Have the students design their own budget for Kentucky. How much do they expect spending for health care and corrections to grow over the next 10 years? How much will revenues grow? Will they need to raise taxes or cut spending in order to balance the budget? They can get demographic data from the Kentucky State Data Center at the University of Louisville, which has population projections through at least 2020. The Finance and Administration Cabinet has additional budget data. Have the students include alternative scenarios, such as a cut in federal support for the states or slow economic growth during a recession.

Practical Living

Have the students think about government services or equipment they use each day. Of course, they go to school five days a week, but have them think about other stuff the government pays for--sewers and traffic lights, for example, and less tangible things like environmental protection and economic development. How would their daily lives be affected if government significantly increased or decreased spending for these things?

Hints for Teachers

The tax structure is the foundation of a solid fiscal system.

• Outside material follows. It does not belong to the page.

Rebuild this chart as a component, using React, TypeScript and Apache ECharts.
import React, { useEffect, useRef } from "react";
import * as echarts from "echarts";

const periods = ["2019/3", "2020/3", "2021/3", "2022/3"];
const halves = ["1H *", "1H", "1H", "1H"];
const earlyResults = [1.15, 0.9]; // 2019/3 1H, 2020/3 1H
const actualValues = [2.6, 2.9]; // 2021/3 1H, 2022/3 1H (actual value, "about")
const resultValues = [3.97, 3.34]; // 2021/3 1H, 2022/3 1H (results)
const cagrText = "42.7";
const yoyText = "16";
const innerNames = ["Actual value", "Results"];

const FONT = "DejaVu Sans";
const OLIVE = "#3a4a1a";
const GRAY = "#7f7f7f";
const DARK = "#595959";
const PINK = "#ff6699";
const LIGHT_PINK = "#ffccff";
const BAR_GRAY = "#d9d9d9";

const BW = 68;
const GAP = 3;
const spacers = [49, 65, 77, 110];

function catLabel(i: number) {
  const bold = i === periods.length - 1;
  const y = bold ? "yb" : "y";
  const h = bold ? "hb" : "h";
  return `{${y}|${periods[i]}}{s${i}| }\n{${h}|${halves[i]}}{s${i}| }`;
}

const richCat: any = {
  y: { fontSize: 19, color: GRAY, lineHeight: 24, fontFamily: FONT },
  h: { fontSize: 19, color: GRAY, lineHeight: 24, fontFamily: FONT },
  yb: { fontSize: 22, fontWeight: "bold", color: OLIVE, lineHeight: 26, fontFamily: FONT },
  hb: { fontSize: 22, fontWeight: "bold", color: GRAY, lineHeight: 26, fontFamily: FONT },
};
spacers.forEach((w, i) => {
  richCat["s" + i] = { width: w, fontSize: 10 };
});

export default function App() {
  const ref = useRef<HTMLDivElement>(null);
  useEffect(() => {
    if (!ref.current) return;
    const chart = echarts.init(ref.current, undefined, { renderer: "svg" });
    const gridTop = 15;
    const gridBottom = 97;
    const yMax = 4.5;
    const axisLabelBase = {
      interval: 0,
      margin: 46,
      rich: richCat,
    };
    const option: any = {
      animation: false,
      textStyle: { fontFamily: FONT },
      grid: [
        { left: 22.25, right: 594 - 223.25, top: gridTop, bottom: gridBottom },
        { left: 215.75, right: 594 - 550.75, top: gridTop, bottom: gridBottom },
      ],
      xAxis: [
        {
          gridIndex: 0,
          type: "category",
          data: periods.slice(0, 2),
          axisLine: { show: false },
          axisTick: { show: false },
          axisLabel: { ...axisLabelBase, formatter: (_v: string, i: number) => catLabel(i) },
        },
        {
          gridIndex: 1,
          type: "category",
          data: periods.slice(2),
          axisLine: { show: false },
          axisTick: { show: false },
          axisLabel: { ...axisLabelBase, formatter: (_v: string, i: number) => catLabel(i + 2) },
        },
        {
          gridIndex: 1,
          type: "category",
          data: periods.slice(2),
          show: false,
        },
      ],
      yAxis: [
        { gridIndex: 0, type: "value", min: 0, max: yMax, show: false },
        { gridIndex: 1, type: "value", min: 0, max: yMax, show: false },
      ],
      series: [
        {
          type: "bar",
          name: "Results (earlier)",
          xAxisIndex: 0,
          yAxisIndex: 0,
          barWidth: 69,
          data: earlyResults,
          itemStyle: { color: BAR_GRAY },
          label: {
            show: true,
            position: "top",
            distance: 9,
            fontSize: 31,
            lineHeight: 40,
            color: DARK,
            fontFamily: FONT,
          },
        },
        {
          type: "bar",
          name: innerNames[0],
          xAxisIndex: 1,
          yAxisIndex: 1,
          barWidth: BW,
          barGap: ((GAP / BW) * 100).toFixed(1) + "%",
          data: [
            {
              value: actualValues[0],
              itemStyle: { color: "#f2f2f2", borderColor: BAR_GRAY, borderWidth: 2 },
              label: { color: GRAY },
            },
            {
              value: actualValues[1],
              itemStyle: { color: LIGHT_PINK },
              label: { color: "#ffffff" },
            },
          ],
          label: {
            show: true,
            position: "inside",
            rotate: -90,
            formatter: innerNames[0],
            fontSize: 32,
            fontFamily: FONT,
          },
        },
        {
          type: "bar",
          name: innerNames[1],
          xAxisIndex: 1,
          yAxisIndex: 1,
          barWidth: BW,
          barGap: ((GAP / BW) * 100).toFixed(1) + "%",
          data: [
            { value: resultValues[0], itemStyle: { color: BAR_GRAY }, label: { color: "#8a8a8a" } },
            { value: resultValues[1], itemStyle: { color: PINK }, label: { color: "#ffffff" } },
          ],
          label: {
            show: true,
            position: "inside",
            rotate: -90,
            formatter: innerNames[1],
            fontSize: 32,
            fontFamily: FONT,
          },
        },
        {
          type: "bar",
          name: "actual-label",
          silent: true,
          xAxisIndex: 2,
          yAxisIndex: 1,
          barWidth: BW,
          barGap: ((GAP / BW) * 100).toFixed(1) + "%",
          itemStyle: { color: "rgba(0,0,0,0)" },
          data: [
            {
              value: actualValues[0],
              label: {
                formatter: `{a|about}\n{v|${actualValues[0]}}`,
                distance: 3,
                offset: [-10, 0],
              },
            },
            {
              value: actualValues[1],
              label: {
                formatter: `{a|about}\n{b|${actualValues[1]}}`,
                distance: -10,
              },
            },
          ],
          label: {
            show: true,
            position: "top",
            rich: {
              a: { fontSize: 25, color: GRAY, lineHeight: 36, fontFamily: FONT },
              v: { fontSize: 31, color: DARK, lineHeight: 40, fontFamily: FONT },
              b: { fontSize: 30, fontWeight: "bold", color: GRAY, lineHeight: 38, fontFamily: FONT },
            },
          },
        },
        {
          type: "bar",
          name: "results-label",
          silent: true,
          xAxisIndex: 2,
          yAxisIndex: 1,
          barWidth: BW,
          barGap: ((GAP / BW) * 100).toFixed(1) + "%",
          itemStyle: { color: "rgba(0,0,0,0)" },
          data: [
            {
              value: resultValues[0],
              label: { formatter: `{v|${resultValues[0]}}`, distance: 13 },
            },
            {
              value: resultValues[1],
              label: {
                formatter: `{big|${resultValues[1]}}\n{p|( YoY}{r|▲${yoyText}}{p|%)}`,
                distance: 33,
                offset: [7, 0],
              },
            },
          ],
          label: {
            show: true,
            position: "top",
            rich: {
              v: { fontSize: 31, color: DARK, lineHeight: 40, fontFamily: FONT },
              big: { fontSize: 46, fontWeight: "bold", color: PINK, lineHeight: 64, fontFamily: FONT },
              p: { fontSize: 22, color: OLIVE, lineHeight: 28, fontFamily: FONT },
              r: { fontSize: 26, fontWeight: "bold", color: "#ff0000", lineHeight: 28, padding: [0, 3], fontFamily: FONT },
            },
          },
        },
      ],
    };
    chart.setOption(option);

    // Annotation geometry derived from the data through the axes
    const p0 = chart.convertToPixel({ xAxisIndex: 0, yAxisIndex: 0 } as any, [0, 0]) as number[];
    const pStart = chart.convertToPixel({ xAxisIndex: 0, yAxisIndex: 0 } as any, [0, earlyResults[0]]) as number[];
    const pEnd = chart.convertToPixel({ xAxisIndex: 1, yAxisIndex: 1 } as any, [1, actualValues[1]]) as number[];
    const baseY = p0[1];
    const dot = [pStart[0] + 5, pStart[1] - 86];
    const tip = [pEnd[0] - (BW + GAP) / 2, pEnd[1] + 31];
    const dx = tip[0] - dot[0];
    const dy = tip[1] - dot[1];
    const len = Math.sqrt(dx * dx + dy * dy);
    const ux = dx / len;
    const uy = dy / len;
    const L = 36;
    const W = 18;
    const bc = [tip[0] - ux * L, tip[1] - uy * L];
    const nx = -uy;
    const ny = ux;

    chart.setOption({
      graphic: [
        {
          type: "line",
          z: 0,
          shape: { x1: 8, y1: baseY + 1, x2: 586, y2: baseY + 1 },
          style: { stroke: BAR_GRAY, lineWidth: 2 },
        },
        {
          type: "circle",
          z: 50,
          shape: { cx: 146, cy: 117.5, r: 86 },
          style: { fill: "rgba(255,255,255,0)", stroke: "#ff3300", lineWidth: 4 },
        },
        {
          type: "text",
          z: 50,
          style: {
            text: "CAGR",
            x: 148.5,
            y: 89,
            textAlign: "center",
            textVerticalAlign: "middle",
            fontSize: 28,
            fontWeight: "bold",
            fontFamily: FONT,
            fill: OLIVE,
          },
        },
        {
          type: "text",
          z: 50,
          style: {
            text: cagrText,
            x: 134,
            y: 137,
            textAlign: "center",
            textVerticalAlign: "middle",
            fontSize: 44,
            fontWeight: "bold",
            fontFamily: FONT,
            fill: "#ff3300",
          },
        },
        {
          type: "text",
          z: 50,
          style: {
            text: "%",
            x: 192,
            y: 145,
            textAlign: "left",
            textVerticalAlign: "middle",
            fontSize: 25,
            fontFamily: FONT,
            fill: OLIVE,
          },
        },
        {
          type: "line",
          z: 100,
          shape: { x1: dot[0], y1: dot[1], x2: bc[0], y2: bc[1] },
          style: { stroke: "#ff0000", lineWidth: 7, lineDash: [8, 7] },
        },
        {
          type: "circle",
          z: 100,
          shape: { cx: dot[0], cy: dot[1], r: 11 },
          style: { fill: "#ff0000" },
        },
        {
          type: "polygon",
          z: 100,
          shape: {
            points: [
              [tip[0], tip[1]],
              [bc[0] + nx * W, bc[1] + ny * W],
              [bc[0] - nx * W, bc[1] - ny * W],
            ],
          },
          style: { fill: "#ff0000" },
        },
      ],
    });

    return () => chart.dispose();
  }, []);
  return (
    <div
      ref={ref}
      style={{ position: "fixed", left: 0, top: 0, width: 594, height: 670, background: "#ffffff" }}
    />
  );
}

Unless the revenue coming to the state is reliable and minimizes its interference with the economy, the state may be in a precarious financial situation. In order for students to get a high political rating, they must make sure that they have the tax system in order.

Students who select one of the three spending campaign promises will get a higher score if they 1) tax personal services; 2) lower the sales tax rate to about 5.4%; 3) adopt the federal adjusted gross income and federal deductions and exemptions; 4) raise the income tax rate to about 7.2%. On the expenditure side, students should attempt to balance the cuts among the various functions (except for the one they promised to increase, of course).

Students who promise to cut taxes should 1) tax personal services; 2) lower the sales tax rate to about 4.7%; 3) adopt the federal adjusted gross income and federal deductions and exemptions; 4) raise the income tax rate to about 6.9%. On the expenditure side, students should attempt to balance spending cuts equally among all functions.

Additional Resources

The game is based upon a report from the Kentucky Long-Term Policy Research Center, entitled $5.8 Billion and Change: An Exploration of the Long-Term Budgetary Impact of Trends Affecting the Commonwealth. This text is available for classroom use. In addition, the Center has a website with plenty of articles and reports on a variety of topics.